**Exercise input**
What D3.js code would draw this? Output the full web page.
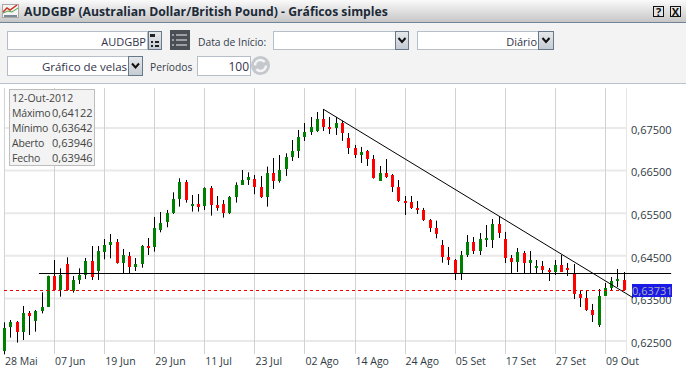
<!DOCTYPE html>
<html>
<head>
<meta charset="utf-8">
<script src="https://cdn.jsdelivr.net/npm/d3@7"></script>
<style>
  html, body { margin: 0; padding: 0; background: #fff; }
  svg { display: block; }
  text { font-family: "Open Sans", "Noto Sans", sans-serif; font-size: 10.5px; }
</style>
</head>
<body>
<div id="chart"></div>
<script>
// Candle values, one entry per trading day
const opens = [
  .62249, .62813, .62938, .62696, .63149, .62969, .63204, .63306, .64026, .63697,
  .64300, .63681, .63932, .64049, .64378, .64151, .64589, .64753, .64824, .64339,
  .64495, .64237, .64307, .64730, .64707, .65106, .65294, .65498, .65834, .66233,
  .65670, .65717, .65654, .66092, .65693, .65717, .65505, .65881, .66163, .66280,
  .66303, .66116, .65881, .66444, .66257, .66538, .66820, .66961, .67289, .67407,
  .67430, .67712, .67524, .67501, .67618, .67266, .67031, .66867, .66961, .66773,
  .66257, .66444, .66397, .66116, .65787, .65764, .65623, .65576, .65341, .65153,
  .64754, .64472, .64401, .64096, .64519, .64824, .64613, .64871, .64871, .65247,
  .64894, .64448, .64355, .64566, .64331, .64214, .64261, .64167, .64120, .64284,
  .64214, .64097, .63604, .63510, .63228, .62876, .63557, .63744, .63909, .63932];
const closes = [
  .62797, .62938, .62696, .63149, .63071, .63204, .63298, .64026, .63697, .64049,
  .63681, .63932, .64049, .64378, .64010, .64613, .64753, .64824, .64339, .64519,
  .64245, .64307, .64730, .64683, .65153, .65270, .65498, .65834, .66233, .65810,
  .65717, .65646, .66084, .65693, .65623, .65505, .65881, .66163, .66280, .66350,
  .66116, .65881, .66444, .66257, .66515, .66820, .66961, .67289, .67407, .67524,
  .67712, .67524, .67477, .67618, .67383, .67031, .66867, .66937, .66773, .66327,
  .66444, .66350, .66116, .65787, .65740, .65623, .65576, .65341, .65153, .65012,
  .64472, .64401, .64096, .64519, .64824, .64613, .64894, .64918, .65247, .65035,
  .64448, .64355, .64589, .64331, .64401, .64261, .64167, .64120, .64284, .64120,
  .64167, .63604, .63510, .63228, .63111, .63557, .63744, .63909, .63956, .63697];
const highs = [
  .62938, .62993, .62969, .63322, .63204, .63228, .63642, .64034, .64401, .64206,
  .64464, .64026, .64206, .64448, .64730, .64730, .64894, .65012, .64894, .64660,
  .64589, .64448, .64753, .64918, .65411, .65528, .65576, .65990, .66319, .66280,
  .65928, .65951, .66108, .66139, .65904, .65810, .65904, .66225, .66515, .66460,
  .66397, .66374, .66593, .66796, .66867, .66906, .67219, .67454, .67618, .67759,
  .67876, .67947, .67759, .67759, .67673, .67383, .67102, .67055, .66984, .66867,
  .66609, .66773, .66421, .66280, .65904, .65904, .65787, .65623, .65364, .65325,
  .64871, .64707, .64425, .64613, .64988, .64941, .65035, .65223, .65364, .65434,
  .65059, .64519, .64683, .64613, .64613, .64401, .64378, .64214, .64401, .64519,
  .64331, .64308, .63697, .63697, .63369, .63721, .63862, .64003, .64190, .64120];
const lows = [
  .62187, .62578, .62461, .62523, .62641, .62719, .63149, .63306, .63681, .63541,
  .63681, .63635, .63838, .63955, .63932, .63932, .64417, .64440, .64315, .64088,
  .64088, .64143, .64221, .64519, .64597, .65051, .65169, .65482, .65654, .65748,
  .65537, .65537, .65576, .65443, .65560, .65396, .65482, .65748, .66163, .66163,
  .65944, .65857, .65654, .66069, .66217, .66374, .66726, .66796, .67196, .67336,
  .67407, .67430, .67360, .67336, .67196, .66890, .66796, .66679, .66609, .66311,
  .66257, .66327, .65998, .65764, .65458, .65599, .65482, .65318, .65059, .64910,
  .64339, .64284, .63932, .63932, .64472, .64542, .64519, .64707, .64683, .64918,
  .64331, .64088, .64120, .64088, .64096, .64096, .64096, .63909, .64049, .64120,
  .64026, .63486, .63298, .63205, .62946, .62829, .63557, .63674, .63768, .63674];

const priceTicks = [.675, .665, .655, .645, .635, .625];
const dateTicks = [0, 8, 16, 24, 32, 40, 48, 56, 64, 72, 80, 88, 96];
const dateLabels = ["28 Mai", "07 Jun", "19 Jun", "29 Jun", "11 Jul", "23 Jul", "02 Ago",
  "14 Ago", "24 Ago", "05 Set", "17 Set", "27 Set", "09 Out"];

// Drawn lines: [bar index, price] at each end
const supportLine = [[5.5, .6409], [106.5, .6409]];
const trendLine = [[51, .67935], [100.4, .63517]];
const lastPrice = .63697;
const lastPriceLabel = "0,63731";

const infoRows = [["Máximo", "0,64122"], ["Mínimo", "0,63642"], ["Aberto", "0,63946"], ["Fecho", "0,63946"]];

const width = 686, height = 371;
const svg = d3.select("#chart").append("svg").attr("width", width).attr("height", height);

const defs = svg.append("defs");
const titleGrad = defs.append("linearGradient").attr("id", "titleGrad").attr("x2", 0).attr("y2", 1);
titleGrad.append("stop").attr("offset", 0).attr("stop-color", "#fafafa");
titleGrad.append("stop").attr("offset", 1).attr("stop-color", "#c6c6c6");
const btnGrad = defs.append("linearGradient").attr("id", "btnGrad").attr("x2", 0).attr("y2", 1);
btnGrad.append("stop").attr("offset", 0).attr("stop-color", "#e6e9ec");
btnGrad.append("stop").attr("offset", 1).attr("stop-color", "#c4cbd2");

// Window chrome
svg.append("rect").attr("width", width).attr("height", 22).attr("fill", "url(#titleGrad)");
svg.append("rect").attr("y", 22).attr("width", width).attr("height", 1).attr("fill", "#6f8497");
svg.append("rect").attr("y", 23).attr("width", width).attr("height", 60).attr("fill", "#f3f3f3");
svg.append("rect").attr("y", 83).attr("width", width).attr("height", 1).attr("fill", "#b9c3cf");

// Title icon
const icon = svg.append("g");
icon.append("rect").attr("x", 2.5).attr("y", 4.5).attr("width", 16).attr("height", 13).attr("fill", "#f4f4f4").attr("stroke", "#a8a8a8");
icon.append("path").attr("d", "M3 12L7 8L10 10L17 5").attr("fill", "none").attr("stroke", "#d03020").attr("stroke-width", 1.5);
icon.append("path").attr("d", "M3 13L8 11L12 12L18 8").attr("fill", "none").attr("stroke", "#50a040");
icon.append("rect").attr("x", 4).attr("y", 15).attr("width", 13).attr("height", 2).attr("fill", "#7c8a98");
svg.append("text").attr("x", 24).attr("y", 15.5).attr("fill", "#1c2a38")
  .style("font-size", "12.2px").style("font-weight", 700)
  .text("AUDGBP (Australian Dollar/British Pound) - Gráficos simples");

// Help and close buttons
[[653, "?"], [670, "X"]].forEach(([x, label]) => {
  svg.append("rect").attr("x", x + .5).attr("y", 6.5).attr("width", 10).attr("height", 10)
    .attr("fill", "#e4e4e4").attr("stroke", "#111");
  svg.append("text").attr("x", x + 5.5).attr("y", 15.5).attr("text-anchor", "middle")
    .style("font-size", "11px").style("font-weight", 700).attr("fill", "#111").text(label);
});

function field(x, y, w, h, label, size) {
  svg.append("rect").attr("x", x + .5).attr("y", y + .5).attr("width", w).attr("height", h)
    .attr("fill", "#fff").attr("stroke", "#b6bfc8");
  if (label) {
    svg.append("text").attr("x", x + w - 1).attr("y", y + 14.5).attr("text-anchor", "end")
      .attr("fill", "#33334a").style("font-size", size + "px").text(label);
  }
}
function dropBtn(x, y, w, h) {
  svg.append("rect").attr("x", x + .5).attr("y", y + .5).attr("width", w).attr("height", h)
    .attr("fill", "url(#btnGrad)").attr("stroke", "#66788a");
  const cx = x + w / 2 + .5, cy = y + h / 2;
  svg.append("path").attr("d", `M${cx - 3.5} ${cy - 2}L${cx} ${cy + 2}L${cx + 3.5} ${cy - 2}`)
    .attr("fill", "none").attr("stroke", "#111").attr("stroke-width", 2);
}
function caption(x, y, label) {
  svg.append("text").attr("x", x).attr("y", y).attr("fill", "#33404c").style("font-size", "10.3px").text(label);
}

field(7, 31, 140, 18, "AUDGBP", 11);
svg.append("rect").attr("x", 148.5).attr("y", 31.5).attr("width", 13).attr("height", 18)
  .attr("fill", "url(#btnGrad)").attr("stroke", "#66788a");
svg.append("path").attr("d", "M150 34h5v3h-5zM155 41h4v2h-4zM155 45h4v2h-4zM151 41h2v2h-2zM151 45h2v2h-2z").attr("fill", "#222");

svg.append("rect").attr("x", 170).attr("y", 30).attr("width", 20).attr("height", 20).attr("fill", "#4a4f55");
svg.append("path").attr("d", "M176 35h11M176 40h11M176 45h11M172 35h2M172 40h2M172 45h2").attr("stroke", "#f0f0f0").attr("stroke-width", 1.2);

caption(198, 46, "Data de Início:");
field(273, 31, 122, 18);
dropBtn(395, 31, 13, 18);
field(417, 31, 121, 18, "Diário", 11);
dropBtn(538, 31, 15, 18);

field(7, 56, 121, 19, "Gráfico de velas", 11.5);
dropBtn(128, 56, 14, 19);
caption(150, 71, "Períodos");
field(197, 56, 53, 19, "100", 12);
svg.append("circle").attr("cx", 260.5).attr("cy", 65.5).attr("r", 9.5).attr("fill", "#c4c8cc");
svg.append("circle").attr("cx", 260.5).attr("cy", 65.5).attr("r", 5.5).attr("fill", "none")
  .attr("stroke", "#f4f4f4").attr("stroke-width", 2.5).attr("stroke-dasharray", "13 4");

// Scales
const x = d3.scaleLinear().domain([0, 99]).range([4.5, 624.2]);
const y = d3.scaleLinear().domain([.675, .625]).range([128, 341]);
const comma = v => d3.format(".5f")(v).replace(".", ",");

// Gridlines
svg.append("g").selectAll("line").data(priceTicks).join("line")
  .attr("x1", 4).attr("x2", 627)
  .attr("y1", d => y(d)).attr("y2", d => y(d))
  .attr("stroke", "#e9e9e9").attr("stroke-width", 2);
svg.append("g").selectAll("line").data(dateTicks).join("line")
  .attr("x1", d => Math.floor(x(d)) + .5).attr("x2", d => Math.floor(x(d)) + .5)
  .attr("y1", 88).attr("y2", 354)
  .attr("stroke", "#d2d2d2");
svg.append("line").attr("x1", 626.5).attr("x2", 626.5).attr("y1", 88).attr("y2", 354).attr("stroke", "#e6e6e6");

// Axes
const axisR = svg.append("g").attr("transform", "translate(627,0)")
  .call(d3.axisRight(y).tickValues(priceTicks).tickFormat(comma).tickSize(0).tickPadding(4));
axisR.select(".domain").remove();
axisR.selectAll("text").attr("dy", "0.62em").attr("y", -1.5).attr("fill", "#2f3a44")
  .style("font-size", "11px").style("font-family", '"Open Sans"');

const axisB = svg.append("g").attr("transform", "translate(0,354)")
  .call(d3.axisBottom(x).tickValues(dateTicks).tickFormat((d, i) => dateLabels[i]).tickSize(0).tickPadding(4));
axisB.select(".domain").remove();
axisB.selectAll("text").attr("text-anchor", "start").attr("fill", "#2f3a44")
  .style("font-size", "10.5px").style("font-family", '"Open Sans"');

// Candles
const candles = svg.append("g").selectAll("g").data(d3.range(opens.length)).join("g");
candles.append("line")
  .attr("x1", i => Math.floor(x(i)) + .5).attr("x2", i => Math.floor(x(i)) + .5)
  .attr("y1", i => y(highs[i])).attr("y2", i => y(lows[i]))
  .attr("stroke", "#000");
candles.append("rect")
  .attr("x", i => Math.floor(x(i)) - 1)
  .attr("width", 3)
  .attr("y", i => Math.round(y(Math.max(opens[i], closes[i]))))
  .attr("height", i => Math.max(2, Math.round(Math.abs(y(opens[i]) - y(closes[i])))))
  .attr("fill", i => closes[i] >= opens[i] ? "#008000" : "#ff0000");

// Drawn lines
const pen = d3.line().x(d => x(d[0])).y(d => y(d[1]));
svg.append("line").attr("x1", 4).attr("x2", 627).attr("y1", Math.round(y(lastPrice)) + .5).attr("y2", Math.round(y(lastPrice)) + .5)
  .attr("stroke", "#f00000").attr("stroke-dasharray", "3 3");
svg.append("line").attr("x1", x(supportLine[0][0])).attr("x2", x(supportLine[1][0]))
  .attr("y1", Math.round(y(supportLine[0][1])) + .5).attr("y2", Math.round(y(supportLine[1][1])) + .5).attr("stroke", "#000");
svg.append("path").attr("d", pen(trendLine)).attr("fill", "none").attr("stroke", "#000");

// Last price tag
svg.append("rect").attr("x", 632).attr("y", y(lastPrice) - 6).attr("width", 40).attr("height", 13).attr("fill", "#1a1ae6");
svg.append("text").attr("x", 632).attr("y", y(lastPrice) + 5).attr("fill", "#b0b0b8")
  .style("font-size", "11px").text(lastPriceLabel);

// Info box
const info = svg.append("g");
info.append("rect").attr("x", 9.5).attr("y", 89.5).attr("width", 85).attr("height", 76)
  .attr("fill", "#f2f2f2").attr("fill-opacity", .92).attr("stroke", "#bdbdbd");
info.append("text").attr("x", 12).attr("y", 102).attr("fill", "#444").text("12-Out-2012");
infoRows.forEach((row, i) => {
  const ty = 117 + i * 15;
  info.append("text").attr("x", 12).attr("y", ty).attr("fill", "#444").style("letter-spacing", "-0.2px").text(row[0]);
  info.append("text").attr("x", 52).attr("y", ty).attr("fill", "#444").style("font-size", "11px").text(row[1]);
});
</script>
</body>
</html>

...

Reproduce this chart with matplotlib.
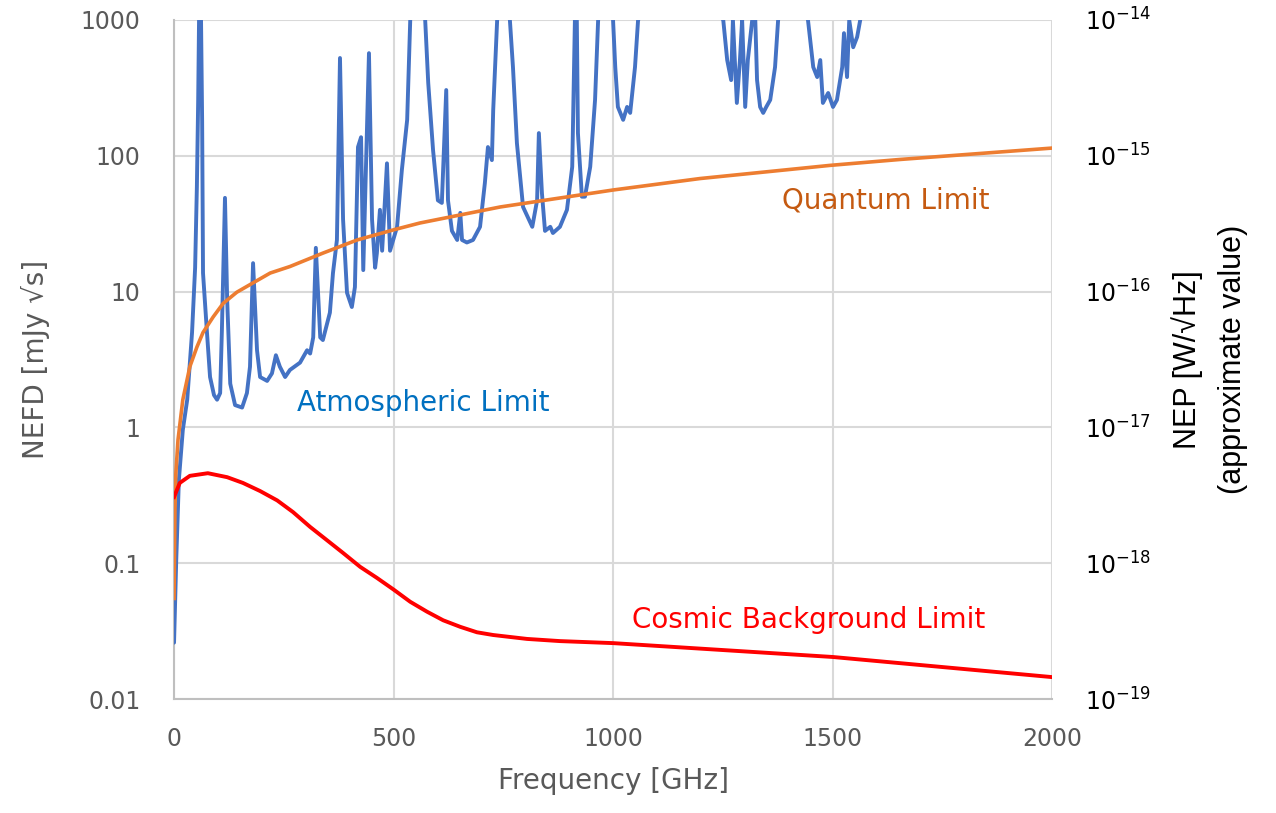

**Aim**
Copy out each line of the listing that holds "chart".

**Exercise result**
<div id="chart"></div>
const svg = d3.select("#chart").append("svg").attr("width", width).attr("height", height);
Reproduce this chart with matplotlib.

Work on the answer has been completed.